VIEW: Attitudes towards corruption —Anwar Syed - Tuesday, April 26, 2011


The act of cheating in a business transaction will be considered blameworthy. So will theft. But cheating the state or stealing from the treasury, especially if one has gotten away with it, is not regarded as reprehensible in our culture

While I was visiting friends in New Delhi a few days ago, a man named Anna Hazare, one of the few still living disciples of Mahatma Gandhi, went on a hunger strike to protest the corruption in his country. After breaking his fast upon the insistence of his followers, he initiated a mass movement against corruption, which millions of Indians have joined. They have been organising processions and marches to register their feelings. Prime Minister Manmohan Singh’s government has introduced a bill in parliament to stiffen the penalties for corruption among public officials. The protesters say it is not good enough. One will have to wait to see what else Dr Manmohan Singh can do to mitigate this evil.

It is a fair assumption that most Pakistani commentators will denounce corruption while they speak from public platforms. But I do not remember any of them organising a movement against this scourge. It may be useful at this point to delimit the connotation of corruption. It can take numerous forms but in the more common understanding it is equated with the giving and taking of bribes. The seducer gives a public official a sum of money to grant him a benefit, which falls in his discretion to give or deny, or grant him a benefit to which he is not entitled under the law, or to overlook his violation of a law. In each of these cases the public authority is being deprived of the funds or other dues that were owed to it. It may be said that the public official and the seducer have joined hands in stealing from the treasury.

Commentators, speaking from the pulpit, will condemn the afore-mentioned conduct. But in their actual practice they will not rebuff those who give and take bribes. I have heard of situations in which the parents of a girl rejected a young man who wanted her hand in marriage on the ground that, being a police officer, he was likely to be receptive to unlawful inducements. But such cases are extremely rare. The greater likelihood is that the girl’s parents will be more than willing to have this police officer as a son-in-law, not only because he is tall and handsome, but mainly because his sources of income extend beyond his officially designated salary. They and he will call this additional intake as a bounty from Allah.

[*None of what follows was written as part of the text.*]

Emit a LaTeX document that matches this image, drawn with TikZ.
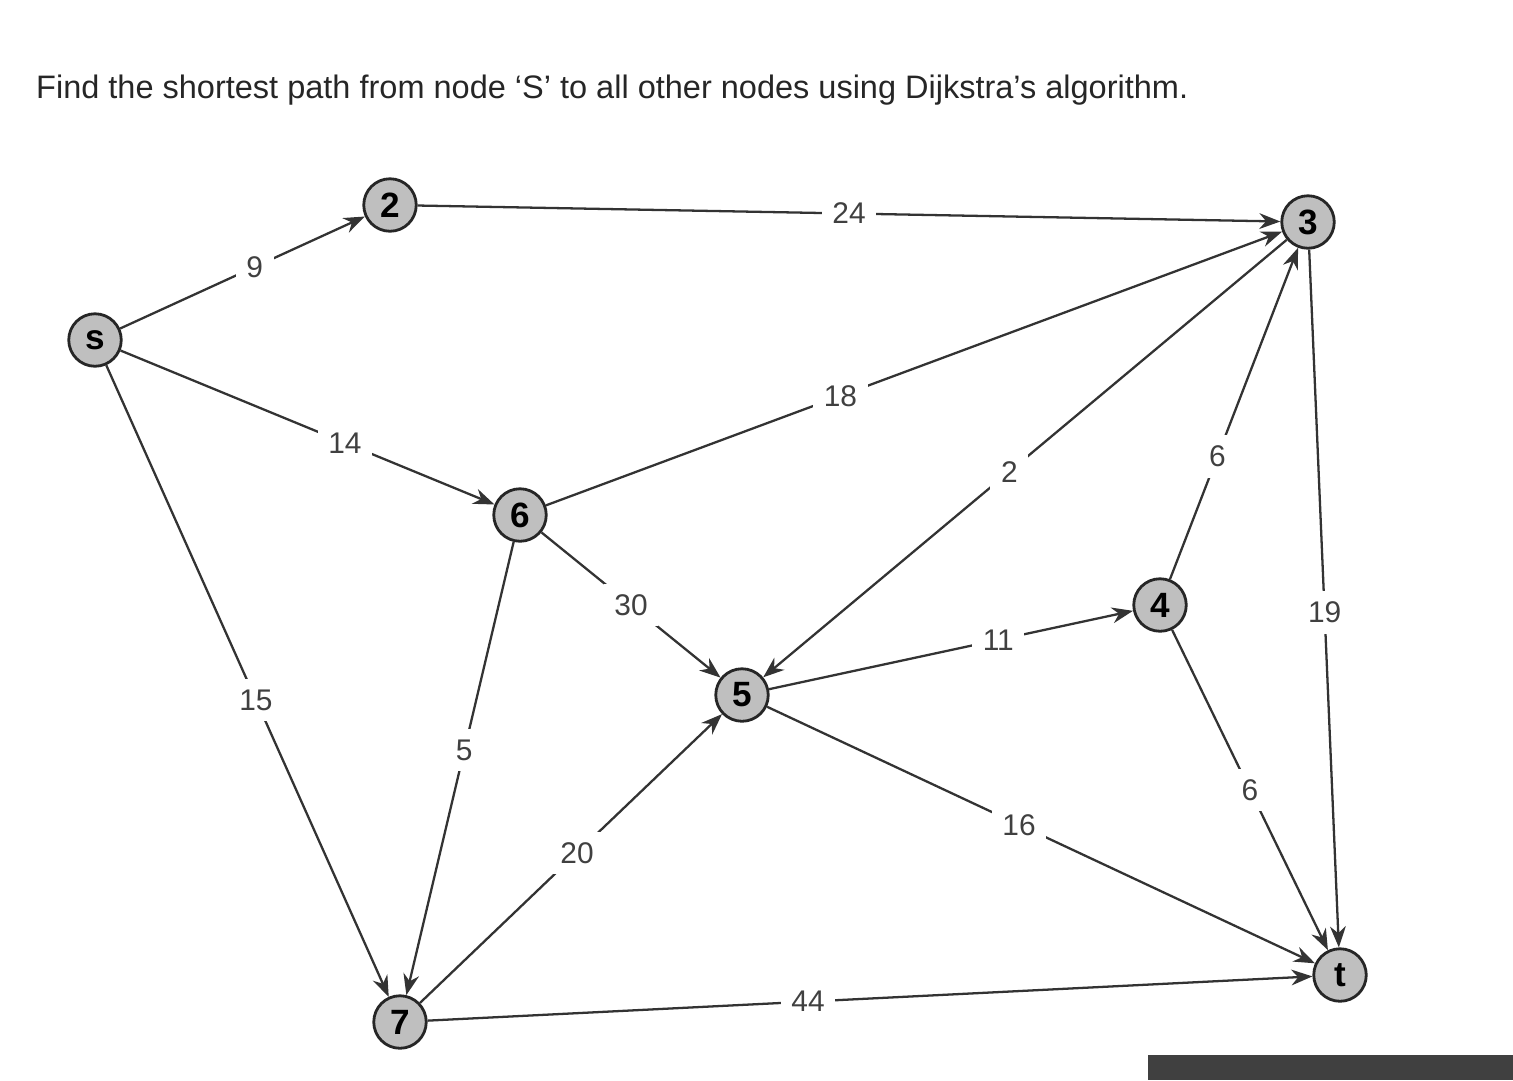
\documentclass[tikz,border=0pt]{standalone}
\usepackage{fontspec}
\setmainfont{Liberation Sans}
\usetikzlibrary{arrows.meta}
\begin{document}
\begin{tikzpicture}[x=0.02cm,y=-0.02cm,
  vert/.style={circle,draw=black!85,line width=1.6pt,fill=black!25,minimum size=1.05cm,inner sep=0pt,font=\fontsize{20}{22}\selectfont\bfseries},
  edge/.style={line width=1.3pt,black!80,-{Stealth[length=12pt,width=9pt]}},
  wt/.style={fill=white,inner sep=6pt,font=\fontsize{17}{19}\selectfont,text=black!75}]
\useasboundingbox (0,0) rectangle (1513,1080);
\fill[black!75] (1148,1055) rectangle (1513,1080);
\node[anchor=west,font=\fontsize{18.5}{21}\selectfont,text=black!85] (title) at (30,90) {Find the shortest path from node ‘S’ to all other nodes using Dijkstra’s algorithm.};
\node[vert] (S) at (95,340) {s};
\node[vert] (n2) at (390,205) {2};
\node[vert] (n3) at (1308,222) {3};
\node[vert] (n6) at (520,515) {6};
\node[vert] (n5) at (742,695) {5};
\node[vert] (n4) at (1160,605) {4};
\node[vert] (n7) at (400,1022) {7};
\node[vert] (t) at (1340,975) {t};
\draw[edge] (S) -- node[wt,pos=0.55]{9} (n2);
\draw[edge] (n2) -- node[wt,pos=0.5]{24} (n3);
\draw[edge] (S) -- node[wt,pos=0.6]{14} (n6);
\draw[edge] (S) -- node[wt,pos=0.53]{15} (n7);
\draw[edge] (n6) -- node[wt,pos=0.4]{18} (n3);
\draw[edge] (n6) -- node[wt,pos=0.5]{30} (n5);
\draw[edge] (n6) -- node[wt,pos=0.46]{5} (n7);
\draw[edge] (n3) -- node[wt,pos=0.53]{2} (n5);
\draw[edge] (n4) -- node[wt,pos=0.37]{6} (n3);
\draw[edge] (n3) -- node[wt,pos=0.52]{19} (t);
\draw[edge] (n5) -- node[wt,pos=0.63]{11} (n4);
\draw[edge] (n4) -- node[wt,pos=0.5]{6} (t);
\draw[edge] (n5) -- node[wt,pos=0.46]{16} (t);
\draw[edge] (n7) -- node[wt,pos=0.52]{20} (n5);
\draw[edge] (n7) -- node[wt,pos=0.43]{44} (t);
\end{tikzpicture}
\end{document}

The act of cheating in a business transaction will be considered blameworthy. So will theft. But cheating the state or stealing from the treasury, especially if one has gotten away with it, is not regarded as reprehensible in our culture. Two reasons for this attitude come to mind. The state is an abstraction. Stealing from it actually means stealing from its agent, which is the government of the day. If an individual finds his way to the treasury and takes out a fistful or two of coins, he may have taken more than his share, but his act may not be regarded as theft in the usual sense of that term. The same result may ensue if a person’s sense of identification with the government is fragile. This particularly may be the case if the prevailing government is seen as an oppressor and an exploiter.

It is not uncommon to hear that a given society as such is corrupt, meaning that all of its members, or a great many of them, rob one another. This understanding will bear a corrective. A person will have to be the owner of things worth having if he is to be an attractive target for robbers. Consider also that robbers have to be powerful and influential enough to get away with their action. It follows that a corrupt society is one in which the wealthy and the powerful take from its weaker and less prosperous members. They make the poor poorer. A government acts the same way when it exempts certain types of income, howsoever large they may be, and levies a general sales tax on consumer items that the poor as well as the rich must buy.

The present government in Pakistan is said to be unspeakably corrupt. It is my impression that corruption in government travels from the top down and not from the bottom up. An inspector general of police is not corrupt because the district police officers within his jurisdiction take bribes. It may be the other way around. The district police officers may be taking bribes because they have come to know that their boss, the inspector general, is amenable to graft. Prime Minister Yousaf Raza Gilani’s government at the Centre is alleged to be thoroughly corrupt. Not only he and some of his ministers and higher officials are said to be on the take, they are alleged to have gone out of their way to protect individuals and organisations accused of massive wrongdoing.

This government and the PPP whose agent it is have fallen low in public esteem. They are believed to be on their way out. They do not form a majority in the National Assembly and some of their former coalition partners have abandoned them. Political observers anticipate that their budget for the next fiscal year will not pass in the National Assembly, in which case their government will fall. Mr Gilani’s government is perceived as being both corrupt and incompetent. These two deficiencies do not necessarily go together. An individual or an organisation may be corrupt, but it may at the same time be efficient when it wants to be that way. It is hard to say whether the political forces in this country will oust Mr Gilani’s government (if they do so) because it is corrupt or because it is incompetent. My own feeling is that had it been reasonably effective and only moderately corrupt, it would not be marching towards its demise.